Ingredients for Lowfat, Lower Sodium Cream of Mushroom Soup
- 8 ounces fresh mushrooms (I used a mix of organic white and baby bella mushrooms)
- 1 half cup onion finely chopped
- 1 tsp. butter
- 1 tsp. olive oil
- 1/8 tsp. white pepper
- 1/4 tsp. garlic powder
- 1/2 tsp. dried parsley or 1 Tbsp. fresh parsley
- 2 Tbsp. butter
- 1/4 c. all purpose flour
- 1/8 tsp. freshly ground black pepper
- 4 cups vegetable broth
- 2 cups milk (2% works best)
- 1 bay leaf
Instructions for Lowfat, Lower Sodium Cream of Mushroom Soup
- Saute Vegetables. Melt butter and heat olive oil over medium heat in large skillet. Add onions and saute until translucent. Add mushrooms and cook until tender. Add pepper, parsley and thyme. Toss to coat. Add garlic and cook an additional 1-2 minutes. Set aside.

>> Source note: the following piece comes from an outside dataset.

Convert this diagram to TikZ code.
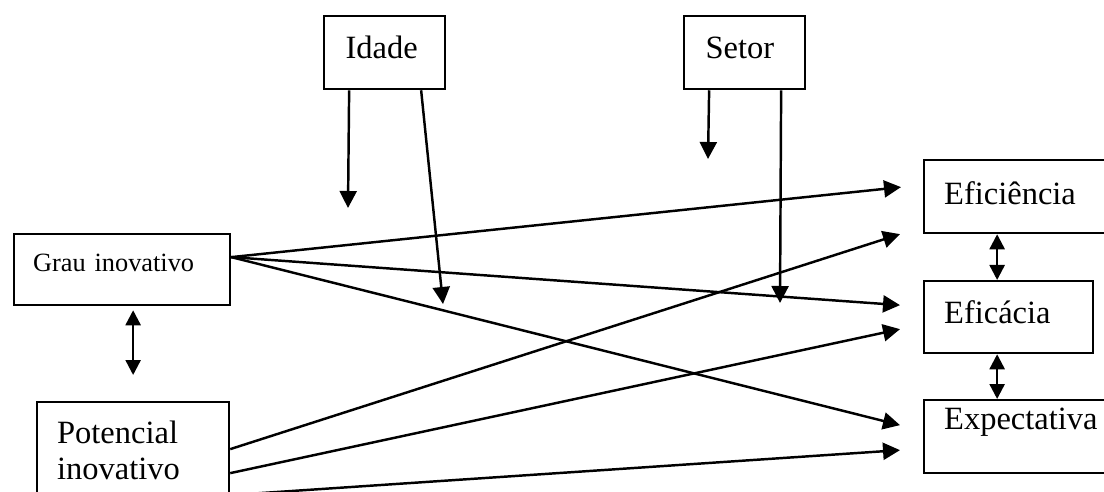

- Prepare cream base. In a large nonstick pot, add butter and heat until butter is just melted but not caramelized. Add flour and cook until lightly golden. Add pepper and continue to cook for an additional minute. Add 1 cup of broth to the flour mixture and whisk. Add each additioinal cup of broth and continue to whisk and cook over medium heat until mixture thickens slightly. Add 2 cups of milk all at once and continue cooking, stirring constantly until mixture again begins to thicken.
- Prepare the cream of mushroom soup. Cook over medium heat until thick and bubbly. Add mushroom mixture to cream broth. Stir to combine. Add bay leaf and pepper. Bring to a boil, reduce heat and simmer for 15 to 30 minutes. Remove the bay leaf prior to serving or using in a recipe.